Eighteen years later, an upstart builder with fabulous political connections in Maharashtra, the country’s largest real estate market, is in the news for borrowing half the deposit of Punjab & Maharashtra Cooperative Bank (PMCB) — another large multi-state urban cooperative bank (UCB) like Madhavpura. Wheels within wheels, the chairman of PMCB happens to be the founder of the realty group.
Why has so little changed in so many years? The auditors were fooled, the Reserve Bank of India (RBI) was blindsided, and the government was oblivious to the flagrant violation of rules by directors who focused on cutting sweetheart deals and getting themselves re-elected. It’s a bank that gave guarantees, issued letters of credit (LCs) and holds deposits of credit societies and smaller banks.
Banks of all kinds have been hit by frauds — tony high-street banks, stodgy State-owned monoliths, old community lenders as well as UCBs. But the UCBs are the odd man out. They are nobody’s child. In eight out of 10 cases, households and shopkeepers — attracted by higher returns and friendly staff — lose money when a UCB fails.
Depositors of private sector banks, which have been as dodgy as PMCBs, were hurt when these banks faced sudden death. As the high priest in shotgun weddings, RBI force-merged insolvent private banks with PSU banks. Shareholders of such private banks lost out, but depositors were protected.
It’s a different story for UCBs. Hopes of depositors slowly die in the course of a tardy liquidation process; even extracting a lakh guaranteed under deposit insurance is difficult. As the story fades, RBI and the State leave depositors to their fate. After all, the UCB deposit base is just 4% of the deposits of scheduled commercial banks.

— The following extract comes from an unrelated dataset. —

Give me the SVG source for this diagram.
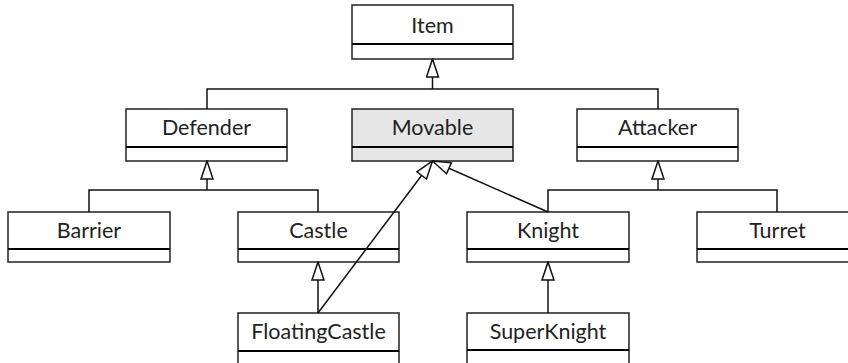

Heart-rending WhatsApp videos of depositors waiting outside PMCB branches is a grim reminder of the regulatory twilight zone in which these banks operate. Though RBI regulates the banking functions, a system of ‘dual regulation’ requires RBI to approach the State to sack the CEO or chairman of a troubled UCB.
But a homemaker who salts away her savings into a UCB is clueless about the pitfalls of dual regulation. It may never cross her mind that the State and the regulator can distance themselves if the bank fails. For her, a bank is a bank is a bank. She is driven by higher returns on her deposits.
Similarly, a swindler snoops around for a weak link in the financial system. Sadly, they may both step into a shoddy UCB. And while fraudsters will laugh their way to another bank, many depositors may never recover from the shock after their trust is shattered.
As higher rates attract more deposits, UCBs comes under pressure to lend to high-risk borrowers. Unless a UCB has a strong board, a skilled CEO and a credible credit committee, it will either face business failure or land in the hands of scamsters. The regulator and the government must sense it.
The PMCB fiasco throws up basic questions: shouldn’t the same rules apply to all entities accepting deposit and functioning as a bank? Should some banks go down because they are too small, and pose no systemic risk? Should the State turn a blind eye because the number of people hurt is not large enough to make a difference in the next election?
Can RBI get away with a ‘tick box’-style annual inspection where aspects like concentration of loans to a high-risk sector like real estate, and multiple loans to thinly capitalised outfits escape its radar? If RBI lacks the manpower to inspect 1,500 UCBs, it should hire more hands.
Countless autorickshaws and taxis in Mumbai still carry a sticker that says ‘Hypothecated to ABC cooperative bank’. While it’s a testimony how UCBs touch the lives of those ignored by big banks, many UCBs have drifted from the principles of ‘cooperative’ movement. The PMCB debacle will further question their role and motive.
It’s time for them to transform or merge. One of the cable news videos last week showed a lady, with all her savings sunk in PMCB, asking the reporter, “If the government is after black money, why did it block ours?” A question to which the State, RBI and cooperative banks, along with all their political patrons, will have no answer.
Views expressed by the author are his own.